グレード構成はエンジンの違いと装備によって「タイプI」「タイプII」「タイプII-S」「タイプIIリミテッド」の4タイプを展開。
上位グレードのタイプII-S/タイプIIリミテッドに搭載されたエンジンは、最高出力255馬力を発揮する新開発の3リッターV型6気筒DOHCターボ「VG30DET型」で、V型6気筒DOHCターボエンジンはシーマが日本車では初めて搭載。トランスミッションは全グレードとも4速AT、駆動方式はFRの2WDのみです。
スタイリッシュでラグジュアリーなモデルとは裏腹に、ターボエンジン搭載車は車重1640kg(タイプIIリミテッド)の重量級ボディをものともしない驚異的な加速力を発揮。
アクセルを大きく踏み込んだゼロ発進加速では、リアサスペンションを大きく沈ませた姿勢となり、そのままの姿勢で加速する姿がシーマの特徴的な加速シーンでした。
その後、1991年に2代目(車名を「シーマ」に改名)が登場。

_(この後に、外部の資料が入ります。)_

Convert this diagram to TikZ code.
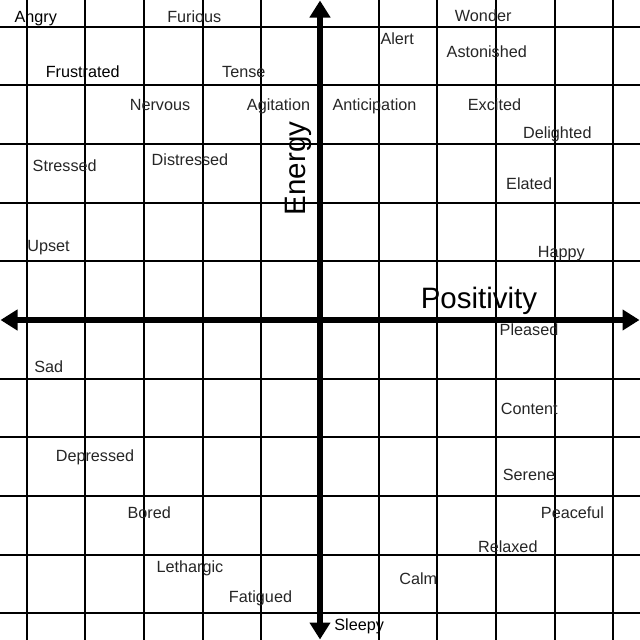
\documentclass[tikz,border=0pt]{standalone}
\usepackage{fontspec}
\setmainfont{Liberation Sans}
\usetikzlibrary{arrows.meta}
\definecolor{labelgray}{HTML}{262626}
\begin{document}
\begin{tikzpicture}[x=1pt,y=-1pt,
  gridline/.style={line width=1.8pt,black},
  axisline/.style={line width=6pt,black,{Triangle[length=17pt,width=20pt]}-{Triangle[length=17pt,width=20pt]}},
  lbl/.style={inner sep=0pt,anchor=base,font=\fontsize{16.2}{19}\selectfont,text=labelgray},
  lblk/.style={lbl,text=black},
  axislbl/.style={inner sep=0pt,anchor=base,font=\fontsize{29.5}{34}\selectfont,text=black}]
\fill[white] (0,0) rectangle (640,640);
\useasboundingbox (0,0) rectangle (640,640);
% grid
\foreach \k in {1,...,5}{
  \draw[gridline] ({320-58.66*\k},0) -- ({320-58.66*\k},640);
  \draw[gridline] ({320+58.66*\k},0) -- ({320+58.66*\k},640);
  \draw[gridline] (0,{320-58.66*\k}) -- (640,{320-58.66*\k});
  \draw[gridline] (0,{320+58.66*\k}) -- (640,{320+58.66*\k});
}
% axes
\coordinate (L) at (0.5,320);
\coordinate (R) at (639.5,320);
\coordinate (T) at (320,0.5);
\coordinate (B) at (320,639.5);
\draw[axisline] (L) -- (R);
\draw[axisline] (B) -- (T);
% axis labels
\node[axislbl] (energy) at (305,168.5) [rotate=90] {Energy};
\node[axislbl] (positivity) at (479,308.5) {Positivity};
% emotion labels
\node[lblk] (angry) at (35.8,22) {Angry};
\node[lbl] (furious) at (194.3,22) {Furious};
\node[lbl] (wonder) at (483.2,21.7) {Wonder};
\node[lbl] (alert) at (397.2,44) {Alert};
\node[lbl] (astonished) at (486.8,57.7) {Astonished};
\node[lblk] (frustrated) at (82.7,77.3) {Frustrated};
\node[lbl] (tense) at (243.8,77.3) {Tense};
\node[lbl] (nervous) at (160,110) {Nervous};
\node[lbl] (agitation) at (278.5,110) {Agitation};
\node[lbl] (anticipation) at (374.5,110) {Anticipation};
\node[lbl] (excited) at (494.5,110) {Excited};
\node[lbl] (delighted) at (557.3,138.3) {Delighted};
\node[lbl] (stressed) at (64.7,171) {Stressed};
\node[lbl] (distressed) at (190,165) {Distressed};
\node[lbl] (elated) at (529.2,189.3) {Elated};
\node[lbl] (upset) at (48.5,251.7) {Upset};
\node[lbl] (happy) at (561.3,257.3) {Happy};
\node[lbl] (pleased) at (529,335.7) {Pleased};
\node[lbl] (sad) at (48.7,372.7) {Sad};
\node[lbl] (content) at (529.2,414) {Content};
\node[lbl] (depressed) at (95,461.7) {Depressed};
\node[lbl] (serene) at (529,480.7) {Serene};
\node[lbl] (bored) at (149.2,518.3) {Bored};
\node[lbl] (peaceful) at (572.5,518.3) {Peaceful};
\node[lbl] (relaxed) at (507.8,552.7) {Relaxed};
\node[lbl] (lethargic) at (190,572.3) {Lethargic};
\node[lbl] (calm) at (418.3,584.3) {Calm};
\node[lbl] (fatigued) at (260.5,602.3) {Fatigued};
\node[lblk] (sleepy) at (359.2,630.7) {Sleepy};
\end{tikzpicture}
\end{document}
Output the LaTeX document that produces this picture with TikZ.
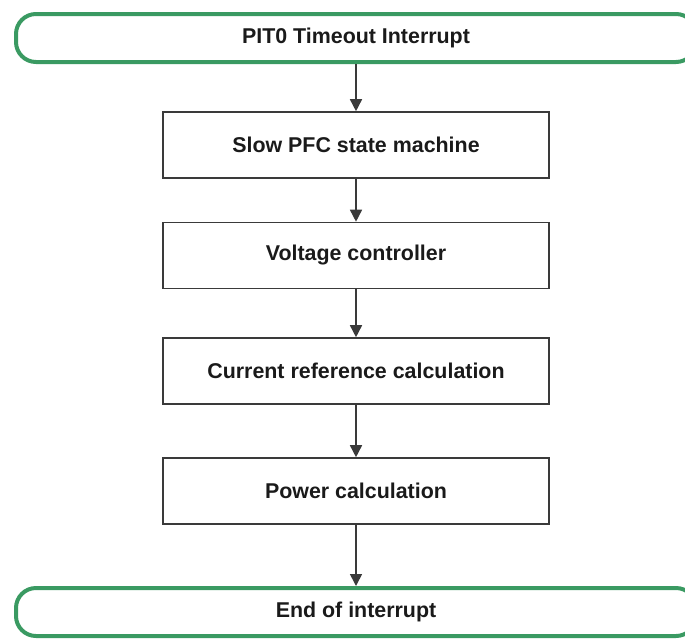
\documentclass[tikz,border=0pt]{standalone}
\usepackage{fontspec}
\setmainfont{Liberation Sans}
\usetikzlibrary{arrows.meta}
\definecolor{TermGreen}{HTML}{3A9A62}
\definecolor{BoxGrey}{HTML}{3A3A3A}
\definecolor{TextDark}{HTML}{1A1A1A}
\tikzset{
  termnode/.style={draw=TermGreen,line width=2pt,rounded corners=10pt,
    minimum width=340pt,minimum height=24pt,
    font=\fontsize{10.7}{13}\selectfont\bfseries\color{TextDark},
    align=center,inner sep=2pt},
  procnode/.style={draw=BoxGrey,line width=0.8pt,
    minimum width=193pt,minimum height=33pt,
    font=\fontsize{10.7}{13}\selectfont\bfseries\color{TextDark},
    align=center,inner sep=2pt},
  flow/.style={line width=0.8pt,draw=BoxGrey,
    -{Triangle[length=6pt,width=6pt]}},
}

\begin{document}
\begin{tikzpicture}[x=0.5pt,y=-0.5pt]
  \useasboundingbox (0,0) rectangle (685,638);
  \node[termnode] (start) at (356,38) {PIT0 Timeout Interrupt};
  \node[procnode] (slowsm) at (356,145) {Slow PFC state machine};
  \node[procnode] (voltctl) at (356,255.5) {Voltage controller};
  \node[procnode] (curref) at (356,371) {Current reference calculation};
  \node[procnode] (powcalc) at (356,491) {Power calculation};
  \node[termnode] (finish) at (356,612) {End of interrupt};
  \draw[flow] (start) -- (slowsm);
  \draw[flow] (slowsm) -- (voltctl);
  \draw[flow] (voltctl) -- (curref);
  \draw[flow] (curref) -- (powcalc);
  \draw[flow] (powcalc) -- (finish);
\end{tikzpicture}
\end{document}
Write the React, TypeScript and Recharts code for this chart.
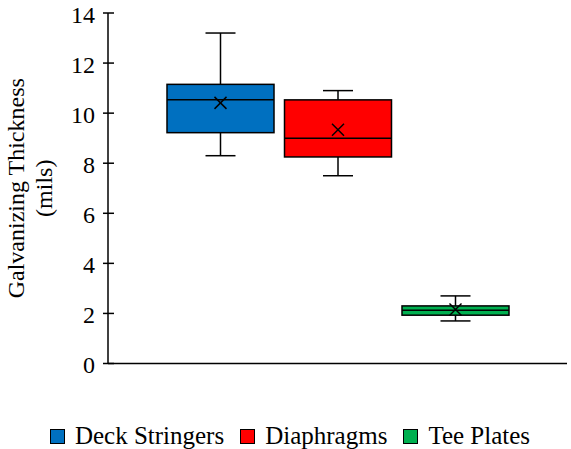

初代はヒット作だったにも関わらず販売期間は3年半ほどと、意外と短命なモデルといえました。
●マツダ「ペルソナ」
前述のとおりバルブ期には新世代の高級車が登場してヒット作となりましたが、そうした背景からマツダは1988年に、「カペラ」をベースとした高級志向の4ドアピラーレスハードトップセダン「ペルソナ」を発売しました。
外観は全体的にラウンドしたフォルム、Bピラーを排除したことから開放感がある斬新なデザインのキャビンを実現しました。
ボディサイズは全長4550mm×全幅1695mm×全高1335mmと現在の水準ではコンパクトですが、巧みなデザインによってワイド感が強調されていました。
そしてペルソナ最大のトピックスは内装で、非常に贅沢かつ凝ったつくりとなっており、高級感を演出するラウンジソファータイプのリアシートや、シートやトリムの半分以上をレザー張りとしたグレードを設定。
また、ダッシュボードのデザインを優先するために、グローブボックスや灰皿を排除する徹底ぶりでした。
搭載されたエンジンはカペラと同じ1.8リッターと2リッター直列4気筒で、2リッター車は最高出力140馬力と同クラスでは標準的なスペックでしたが、「シルキースムース」と表現されたほどドライブフィールにもこだわっていました。
ペルソナは高級感を演出していましたが高価なクルマではなく、本革仕様の「B」グレードでも171万円からと戦略的な価格設定でした。
しかし、バブル崩壊とともに高級志向のニーズも薄れ、販売は低迷し、ペルソナは1992年に一代限りで生産終了となりました。
●ホンダ初代「アコードクーペ」
ホンダは1982年に、他の国産メーカーに先駆けてアメリカに工場を設立し、2代目「アコード」の生産からスタートしました。
そして、北米市場のニーズにマッチしたモデルとして、1987年に3代目アコードをベースとした初代「アコードクーペ」を発売。
アコードクーペは日本車では初の試みとして、企画・開発・生産をすべてアメリカ法人でおこなったモデルで、内外装のデザイン、装備の選択、サスペンションのセッティングなどがアメリカホンダ独自の仕様とされました。
その後、アメリカでの発売の翌年1988年に、日本でも左ハンドルのまま輸入して販売を開始しました。
直線貴重でスタイリッシュなクーペボディは、リトラクタブルヘッドライトのフロントフェイスと相まってシャープな印象でした。
また、内装には本革を使ってゴージャスに演出し、BOSE製のハイエンドオーディオシステムを装備するなど、アメリカらしさを感じさせる華やかな1台に仕上がっていました。
搭載されたエンジンは最高出力120馬力の2リッター直列4気筒SOHCで、トランスミッションは4速ATのみと、走りの面はツーリング性能を重視。
初代アコードクーペは一定の人気を集め、1990年には2代目、1994年には3代目へとモデルチェンジし、1997年に販売を終了し、4代目以降は輸入されませんでした。
同時期のホンダ車には同様なセグメントと価格帯、スタイリングも似た3代目「プレリュード」があったにも関わらず、アコードクーペの販売に踏み切ったのは、まさにバブル景気ならではといえるでしょう。
※ ※ ※
日産は1988年に初代シーマ以外に「S13型 シルビア」と初代「セフィーロ」、1989年に「Z32型 フェアレディZ」「R32型 スカイライン」、1990年には初代「プリメーラ」と、次々とヒット作を発売しました。
しかし、当時の日産は過剰な設備投資と高騰した開発費によって、バブル期ながら経営状況は下降傾向にあり、1990年代末の経営危機につながったきっかけとなりました。
時代の寵児としてもてはやされた初代シーマでしたが、まさに日産の「光と影」を象徴する1台だったといえるでしょう。